After about 60 hours (just entered into "act 3"), I must say that a lot of the hype about this game seems to be well orchestrated marketing. I really enjoy it where it reminds me of the old BG's and addons (e.g. the encounter with Elminster). It is challenging. I like round-based battle, that there are many dialogues, stealth options. There's a lot to be excited about, sure, just see the reviews online. Yet there is also a massive amount of severe logical flaws, bugs, annoyances. Some examples.
- I'd rather have stranded from a pirate ship than a Nautiloid. Act I was nice, except for that: Goblins, Druids, a hag, the underdark, Gnolls, spiders, Grym.
- Act II was linear.
- There suddenly is a giant, evil, humanoid squid brain with tentacles and a Netherene crown. Wtf. Why not also a corrupted unicorn?
- At just level eight, I just fought one of The Three. wtf.
- Every cult has their parallel dimension: the astral plane, the weave, shadowfell, death (necromancy) ... running out of ideas?
- I stealthed Kethric's room in Act II, before seeing him, found all kind of evidence for invasion and conspiracy; no consequence.
- Voss just teleported to my camp. They could have come there all the time.
- gore is unnecessary, e.g. Thorm doctor
- romance is unnecessary, too easy, predictable
- All (!) characters basically have the same "rebel against their oppressor" story.

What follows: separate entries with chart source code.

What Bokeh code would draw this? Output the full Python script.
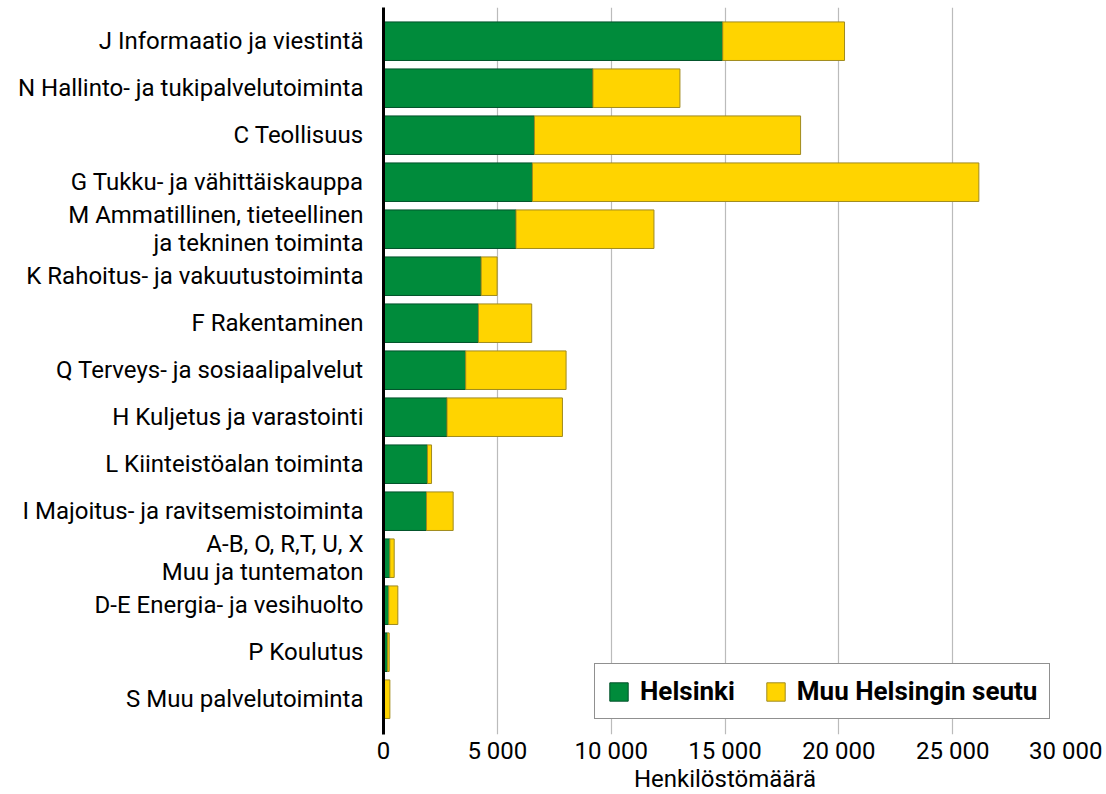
from bokeh.plotting import figure
from bokeh.models import ColumnDataSource, FixedTicker, Range1d, CustomJSTickFormatter
from bokeh.embed import file_html
from bokeh.resources import INLINE

categories = [
    "J Informaatio ja viestintä",
    "N Hallinto- ja tukipalvelutoiminta",
    "C Teollisuus",
    "G Tukku- ja vähittäiskauppa",
    "M Ammatillinen, tieteellinen\nja tekninen toiminta",
    "K Rahoitus- ja vakuutustoiminta",
    "F Rakentaminen",
    "Q Terveys- ja sosiaalipalvelut",
    "H Kuljetus ja varastointi",
    "L Kiinteistöalan toiminta",
    "I Majoitus- ja ravitsemistoiminta",
    "A-B, O, R,T, U, X\nMuu ja tuntematon",
    "D-E Energia- ja vesihuolto",
    "P Koulutus",
    "S Muu palvelutoiminta",
]
helsinki = [14900, 9200, 6630, 6540, 5820, 4290, 4170, 3610, 2790, 1930, 1890, 280, 230, 175, 30]
muu_seutu = [5350, 3820, 11690, 19610, 6060, 700, 2340, 4410, 5070, 180, 1170, 190, 400, 75, 250]
x_ticks = [0, 5000, 10000, 15000, 20000, 25000, 30000]

n = len(categories)
ypos = [n - 1 - i for i in range(n)]
source = ColumnDataSource(dict(y=ypos, hel=helsinki, muu=muu_seutu))

FONT = "Roboto"
FS = "24px"

p = figure(
    output_backend="svg", toolbar_location=None,
    frame_width=683, frame_height=727,
    min_border_left=383, min_border_right=36, min_border_top=7, min_border_bottom=52,
    x_range=Range1d(0, 30000), y_range=Range1d(-0.751, n - 1 + 0.717),
)
p.outline_line_color = None

p.hbar_stack(["hel", "muu"], y="y", height=0.82, source=source,
             fill_color=["#008B3B", "#FFD400"], line_color=["#00522A", "#A08A1E"],
             line_width=1, legend_label=["Helsinki", "Muu Helsingin seutu"])

# x axis
p.xaxis.ticker = FixedTicker(ticks=x_ticks)
p.xaxis.formatter = CustomJSTickFormatter(code="return tick == 0 ? '0' : (Math.floor(tick/1000) + ' 000');")
p.xaxis.axis_line_color = None
p.xaxis.major_tick_line_color = None
p.xaxis.minor_tick_line_color = None
p.xaxis.major_label_text_font = FONT
p.xaxis.major_label_text_font_size = FS
p.xaxis.major_label_text_color = "black"
p.xaxis.major_label_standoff = -4
p.xaxis.axis_label = "Henkilöstömäärä"
p.xaxis.axis_label_text_font = FONT
p.xaxis.axis_label_text_font_size = FS
p.xaxis.axis_label_text_font_style = "normal"
p.xaxis.axis_label_text_color = "black"
p.xaxis.axis_label_standoff = -3

# y axis
p.yaxis.ticker = FixedTicker(ticks=ypos)
p.yaxis.major_label_overrides = {y: c for y, c in zip(ypos, categories)}
p.yaxis.axis_line_color = "black"
p.yaxis.axis_line_width = 3
p.yaxis.major_tick_line_color = None
p.yaxis.minor_tick_line_color = None
p.yaxis.major_label_text_font = FONT
p.yaxis.major_label_text_font_size = FS
p.yaxis.major_label_text_color = "black"
p.yaxis.major_label_text_line_height = 0.98
p.yaxis.major_label_standoff = 14

p.xgrid.grid_line_color = "#BBBBBB"
p.xgrid.grid_line_width = 1.2
p.ygrid.grid_line_color = None

lg = p.legend[0]
lg.orientation = "horizontal"
lg.location = (211, 15)
lg.label_text_font = FONT
lg.label_text_font_size = "26px"
lg.label_text_font_style = "bold"
lg.label_text_color = "black"
lg.glyph_width = 23
lg.glyph_height = 23
lg.label_standoff = 10
lg.spacing = 29
lg.padding = 12
lg.margin = 0
lg.border_line_color = "#222222"
lg.border_line_width = 1
lg.background_fill_alpha = 1
lg.label_height = 23

open("out.html", "w").write(file_html(p, INLINE))
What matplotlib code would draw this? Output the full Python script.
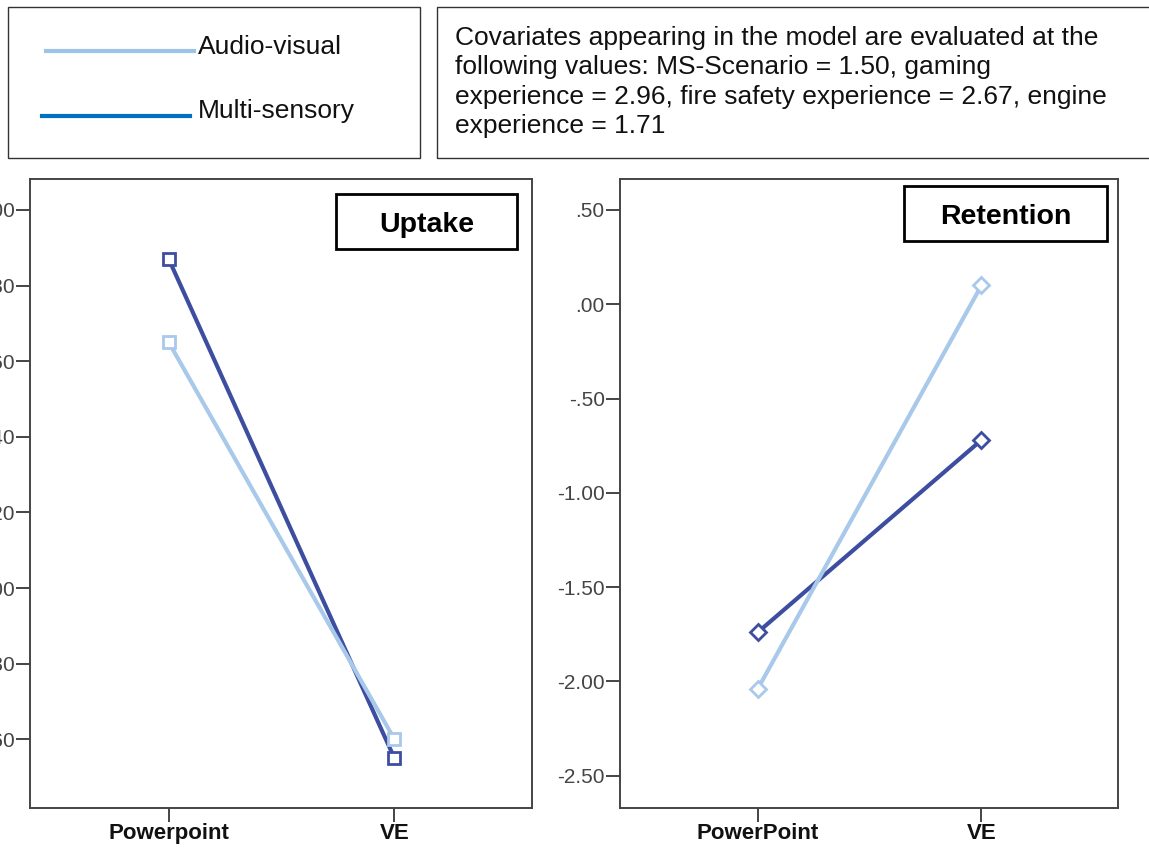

- For many many dialogues, I get multiple options, but it seems that the answer would fit either of these (no real choice).
- Lae'zel keeps saying "Vlak'kith's will done" after defying the queen. Who cares? Me, it's an RPG!
- Hirelings aside, my group too crucially depends on Astarion for (too many) sneaky tasks; he's the only "dexterity" character (would love a non-vampire monk or something).
- Jaheira is Lvl 7 when I meet her. Minsc - will see. It is "eat or die" with the famous old companions.
- I found few good "feit"s for casters, none for healer/supporters.
There's more, just char limit here. Pity!
Played both BG1 and BG2, loved them both, and this is simply not a Baldurs Gate game. It's frankly insulting that they'd use the same name. They could have called it anything else in the world, kept it Dungeons and Dragons, and this would have been a different story. But then they wouldn't have been able to cheaply cash in on name recognition and hype by feeding off the interest of older, veteran players from back in the day.
BG3's story is a mess of direction and quality with no sense of pacing whatsoever. It also does not take advantage of the Forgotten Realms setting whatsoever, with characters only ever talking about one single city amongst the vast world of landmarks. Not that it would matter, as the developers can't even get in-game road signs to point in canonically accurate directions anyways. That's to say nothing of the character writing quality either, which is equally a mess of shallow stereotypes who bore at best, and annoy like nails on a chalkboard at worst. Nobody on the BG3 writing team had any business being a part of this game, and it feels like playing a cheap BG fanfic.
BG3 is also an absolute mess of performance. I picked up this game to play coop with my wife, as we played both DOS1 and DOS2 the same way. At best, BG3 manages to hobble its way through a coop experience. At worst, BG3 buckles under its own weight by developers who have no idea how to properly code an online experience. Dialogue options missing, characters not rendering, spell interactions not functioning as listed after they're cast, the list goes on. Performance is a disaster as well, with frame rates slogging into the single digits during certain areas of the game with an RTX 3080. I don't care if they claim "they'll fix it in a patch." This game was in early access for over two years and it's very obvious they did not prioritize performance. I'm also just sick of spending money up front and relying on the developers to fix basic expectations for a functioning game later.